TASK TO COMPLETE: Copy out each line in the material below that has the word "this".

:::::

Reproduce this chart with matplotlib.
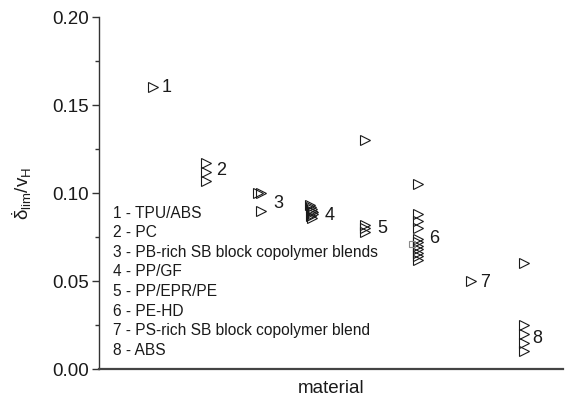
import numpy as np
import matplotlib
matplotlib.use("Agg")
import matplotlib.pyplot as plt

plt.rcParams['font.family'] = ['Liberation Sans', 'DejaVu Sans']
plt.rcParams['mathtext.fontset'] = 'custom'
plt.rcParams['mathtext.rm'] = 'Liberation Sans'
plt.rcParams['mathtext.it'] = 'Liberation Sans'

#***** data: material position and delta_lim/v_H values *****#
x_1 = [1.0]
y_1 = [0.160]
x_2 = [2.0, 2.0, 2.0]
y_2 = [0.117, 0.112, 0.107]
x_3 = [2.98, 3.03, 3.04]
y_3 = [0.100, 0.100, 0.090]
x_4 = [3.97, 3.99, 4.00, 4.01, 4.02, 4.03, 3.98, 4.00]
y_4 = [0.093, 0.092, 0.091, 0.090, 0.089, 0.088, 0.087, 0.086]
x_5 = [5.0, 5.0, 5.0, 5.0]
y_5 = [0.130, 0.082, 0.080, 0.078]
x_6 = [6.0] * 11
y_6 = [0.105, 0.088, 0.084, 0.080, 0.074, 0.072, 0.070, 0.068, 0.066, 0.064, 0.062]
x_7 = [7.0]
y_7 = [0.050]
x_8 = [8.0] * 5
y_8 = [0.060, 0.025, 0.020, 0.015, 0.010]

# grey square hidden in the PE-HD cluster
x_sq = [5.89]
y_sq = [0.071]

# group numbers next to the points
num_labels = ['1', '2', '3', '4', '5', '6', '7', '8']
num_x = [1.17, 2.19, 3.28, 4.25, 5.23, 6.21, 7.17, 8.17]
num_y = [0.1597, 0.113, 0.094, 0.0875, 0.080, 0.0744, 0.049, 0.0176]

materials = ['1 - TPU/ABS', '2 - PC', '3 - PB-rich SB block copolymer blends',
             '4 - PP/GF', '5 - PP/EPR/PE', '6 - PE-HD',
             '7 - PS-rich SB block copolymer blend', '8 - ABS']

#***** plotting *****#
fig = plt.figure(figsize=(5.72, 4.01), dpi=100)
ax = fig.add_axes([0.1731, 0.0798, 0.8109, 0.8778])

all_x = [x_1, x_2, x_3, x_4, x_5, x_6, x_7, x_8]
all_y = [y_1, y_2, y_3, y_4, y_5, y_6, y_7, y_8]
for xs, ys in zip(all_x, all_y):
    ax.plot(xs, ys, linestyle='none', marker='>', markersize=7,
            markerfacecolor='none', markeredgecolor='#1a1a1a', markeredgewidth=0.8)

ax.plot(x_sq, y_sq, linestyle='none', marker='s', markersize=5,
        markerfacecolor='none', markeredgecolor='#8a8a8a', markeredgewidth=0.8)

for lab, lx, ly in zip(num_labels, num_x, num_y):
    ax.text(lx, ly, lab, ha='left', va='center', fontsize=13, color='#1a1a1a')

# the material key, one line each
y0 = 0.0886
dy = 0.01114
for i, txt in enumerate(materials):
    ax.text(0.245, y0 - i * dy, txt, ha='left', va='center', fontsize=11.2, color='#1a1a1a')

ax.set_xlim(-0.02, 8.74)
ax.set_ylim(0.0, 0.20)
ax.set_yticks([0.0, 0.05, 0.10, 0.15, 0.20])
ax.set_yticklabels(['0.00', '0.05', '0.10', '0.15', '0.20'])
ax.set_yticks(np.arange(0.025, 0.2, 0.05), minor=True)
ax.set_xticks([])

ax.spines['top'].set_visible(False)
ax.spines['right'].set_visible(False)
ax.spines['left'].set_color('#333333')
ax.spines['bottom'].set_color('#444444')
ax.spines['left'].set_linewidth(1.0)
ax.spines['bottom'].set_linewidth(1.6)
ax.tick_params(axis='y', which='major', direction='out', length=5, width=1.0,
               labelsize=13.5, colors='#333333', labelcolor='#1a1a1a', pad=2)
ax.tick_params(axis='y', which='minor', direction='out', length=3, width=1.0, colors='#333333')

ax.set_xlabel('material', fontsize=13.5, color='#1a1a1a', labelpad=8)
ax.set_ylabel(r'$\dot{\delta}_{\mathrm{lim}}/\mathrm{v}_{\mathrm{H}}$', fontsize=13.5, color='#1a1a1a', labelpad=13)

fig.savefig('out.png', dpi=100)
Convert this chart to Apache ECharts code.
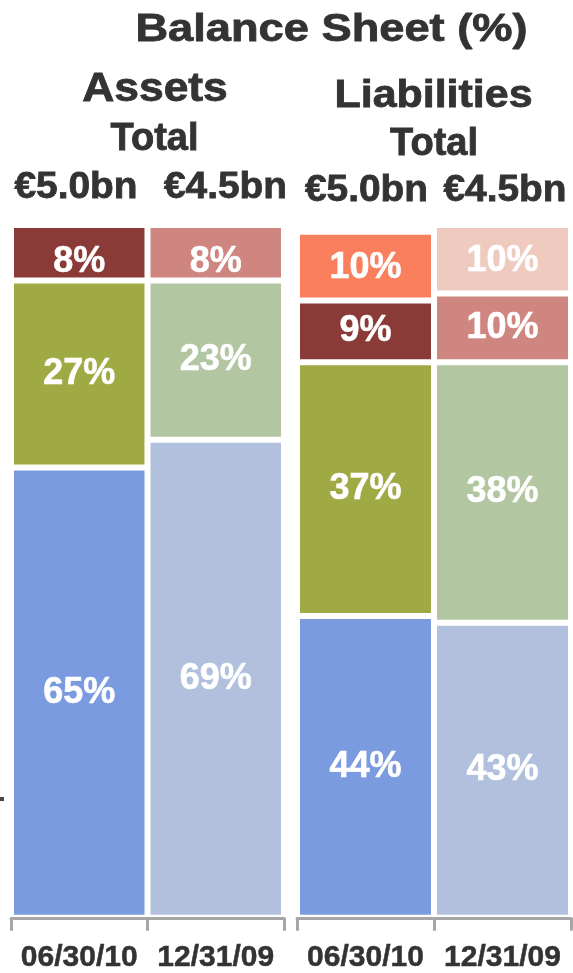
<!DOCTYPE html>
<html>
<head>
<meta charset="utf-8">
<title>Balance Sheet (%)</title>
<script src="https://cdn.jsdelivr.net/npm/echarts@6/dist/echarts.min.js"></script>
<style>
  html, body { margin: 0; padding: 0; background: #ffffff; }
  #chart { width: 573px; height: 973px; }
</style>
</head>
<body>
<div id="chart"></div>
<script>
// Reporting dates (one stacked column each)
const categories = ['06/30/10', '12/31/09'];
// Balance sheet totals per date
const totals = ['€5.0bn', '€4.5bn'];

// Assets composition (%), bottom to top
const assetsBottom = [65, 69];
const assetsMiddle = [27, 23];
const assetsTop = [8, 8];

// Liabilities composition (%), bottom to top
const liabBottom = [44, 43];
const liabMiddle = [37, 38];
const liabUpper = [9, 10];
const liabTop = [10, 10];

const FONT = '"Liberation Sans", Arial, Helvetica, sans-serif';
const INK = '#333333';

// Per-date colours: current date saturated, prior date pale
const palette = {
  bottom: ['#7b9be1', '#b1c0dc'],
  middle: ['#a0aa44', '#b2c6a2'],
  upper: ['#8a3a37', '#cf8680'],
  top: ['#f97f5d', '#efcbbf']
};

function items(values, colors) {
  return values.map((v, i) => ({ value: v, itemStyle: { color: colors[i] } }));
}

function barSeries(name, xi, values, colors, labelOffset) {
  return {
    name: name,
    type: 'bar',
    xAxisIndex: xi,
    yAxisIndex: xi,
    stack: 'g' + xi,
    barCategoryGap: '0%',
    barGap: '0%',
    data: items(values, colors),
    itemStyle: { borderColor: '#ffffff', borderWidth: 3 },
    label: {
      show: true,
      position: 'inside',
      formatter: '{c}%',
      color: '#ffffff',
      fontFamily: FONT,
      fontWeight: 'bold',
      fontSize: 36,
      textBorderColor: '#ffffff',
      textBorderWidth: 0.6,
      offset: labelOffset || [0, 0]
    },
    emphasis: { disabled: true }
  };
}

function categoryAxis(gi) {
  return {
    type: 'category',
    gridIndex: gi,
    data: categories,
    z: 5,
    axisLine: { show: true, lineStyle: { color: '#a6a6a6', width: 3 } },
    axisTick: { show: true, interval: 0, length: 13, lineStyle: { color: '#a6a6a6', width: 3 } },
    axisLabel: {
      interval: 0,
      margin: 25,
      color: INK,
      fontFamily: FONT,
      fontWeight: 'bold',
      fontSize: 30,
      textBorderColor: INK,
      textBorderWidth: 0.5
    },
    splitLine: { show: false }
  };
}

function heading(text, x, y, size, sx) {
  return {
    type: 'text',
    x: x,
    y: y,
    scaleX: sx,
    style: {
      text: text,
      fontFamily: FONT,
      fontWeight: 'bold',
      fontSize: size,
      fill: INK,
      stroke: INK,
      lineWidth: 0.8,
      align: 'center',
      verticalAlign: 'middle'
    }
  };
}

const chart = echarts.init(document.getElementById('chart'), null, { renderer: 'canvas' });

chart.setOption({
  animation: false,
  backgroundColor: '#ffffff',
  grid: [
    { left: 11, width: 273, top: 225, height: 696 },
    { left: 297, width: 274, top: 225, height: 696 }
  ],
  xAxis: [categoryAxis(0), categoryAxis(1)],
  yAxis: [
    { type: 'value', gridIndex: 0, min: 0, max: 100, show: false },
    { type: 'value', gridIndex: 1, min: 0, max: 101, show: false }
  ],
  series: [
    barSeries('Assets bottom', 0, assetsBottom, palette.bottom),
    barSeries('Assets middle', 0, assetsMiddle, palette.middle),
    barSeries('Assets top', 0, assetsTop, palette.upper, [0, 9]),
    barSeries('Liabilities bottom', 1, liabBottom, palette.bottom),
    barSeries('Liabilities middle', 1, liabMiddle, palette.middle),
    barSeries('Liabilities upper', 1, liabUpper, palette.upper),
    barSeries('Liabilities top', 1, liabTop, palette.top, [0, 2])
  ],
  graphic: [
    heading('Balance Sheet (%)', 331.5, 30, 39, 1.16),
    heading('Assets', 155, 90, 40, 1.11),
    heading('Total', 154.5, 139.5, 38, 1.0),
    heading(totals[0], 76, 188, 37, 1.05),
    heading(totals[1], 225.5, 188, 37, 1.05),
    heading('Liabilities', 433.5, 97, 38, 1.13),
    heading('Total', 434, 144.5, 38, 1.0),
    heading(totals[0], 366.5, 191, 37, 1.05),
    heading(totals[1], 505, 191, 37, 1.05),
    { type: 'rect', shape: { x: 0, y: 797, width: 4, height: 4 }, style: { fill: '#444444' } }
  ]
});
</script>
</body>
</html>
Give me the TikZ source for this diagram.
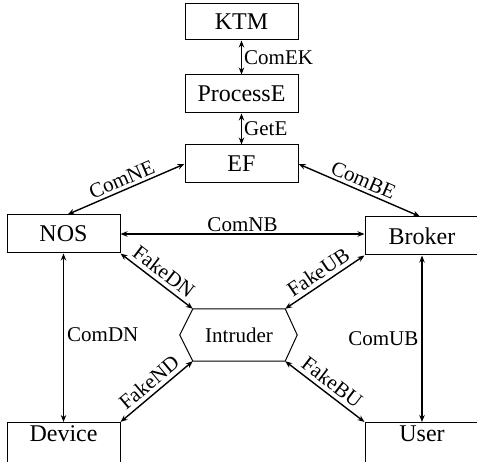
\documentclass[tikz,border=0pt]{standalone}
\usepackage{fontspec}
\setmainfont{Liberation Serif}
\usetikzlibrary{arrows.meta,calc}

\tikzset{
  box/.style={draw, line width=1pt, inner sep=0pt, minimum width=113pt,
              minimum height=38pt, font=\fontsize{24}{28}\selectfont},
  lowbox/.style={box, text height=19.5pt, text depth=30pt, minimum height=0pt},
  link/.style={{Stealth[length=7pt,width=5.5pt]}-{Stealth[length=7pt,width=5.5pt]}, line width=1.4pt},
  lbl/.style={font=\fontsize{21}{24}\selectfont, inner sep=1pt}
}

\begin{document}
\begin{tikzpicture}[x=1pt, y=-1pt]
  \useasboundingbox (0,0) rectangle (477,462);

  % top chain
  \node[box, minimum height=36pt] (ktm) at (241.5,22) {KTM};
  \node[box] (proc) at (241.5,94) {ProcessE};
  \node[box] (ef)   at (241.5,164) {EF};

  % middle row
  \node[box] (nos)    at (63.5,234) {NOS};
  \node[box, minimum width=114pt] (broker) at (422,236) {Broker};

  % bottom row (boxes run past the lower edge)
  \node[lowbox, anchor=north] (device) at (63.5,422) {Device};
  \node[lowbox, minimum width=114pt, anchor=north] (user) at (422,422) {User};

  % intruder hexagon
  \node[inner sep=0pt, minimum width=92pt, minimum height=52pt,
        font=\fontsize{21}{24}\selectfont] (intr) at (239,335) {Intruder};
  \draw[line width=1pt] (intr.north west) -- (intr.north east)
    -- ($(intr.east)+(12,0)$) -- (intr.south east) -- (intr.south west)
    -- ($(intr.west)+(-13,0)$) -- cycle;

  % connectors
  \draw[link] (ktm) -- node[lbl, right=1pt] {ComEK} (proc);
  \draw[link] (proc) -- node[lbl, right=1pt] {GetE} (ef);
  \draw[link] (ef.west) -- node[lbl, sloped, above=2pt] {ComNE} ([xshift=4pt]nos.north);
  \draw[link] (ef.east) -- node[lbl, sloped, above=2pt] {ComBE} ([xshift=-2pt]broker.north);
  \draw[link] (nos.east) -- node[lbl, above=1pt] {ComNB} (broker.west |- nos.east);
  \draw[link] (nos) -- node[lbl, pos=0.48, right=2pt] {ComDN} (device);
  \draw[link] (broker) -- node[lbl, pos=0.5, left=2pt] {ComUB} (user);
  \draw[link] (nos.south east) -- node[lbl, sloped, above=3pt] {FakeDN} (intr.north west);
  \draw[link] (broker.south west) -- node[lbl, sloped, above=3pt] {FakeUB} (intr.north east);
  \draw[link] (device.north east) -- node[lbl, sloped, above=3pt] {FakeND} (intr.south west);
  \draw[link] (user.north west) -- node[lbl, sloped, above=3pt] {FakeBU} (intr.south east);
\end{tikzpicture}
\end{document}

:::::

EXERCISE RESULT:
Reproduce this chart with matplotlib.
Convert this chart to Apache ECharts code.
Give me the TikZ source for this diagram.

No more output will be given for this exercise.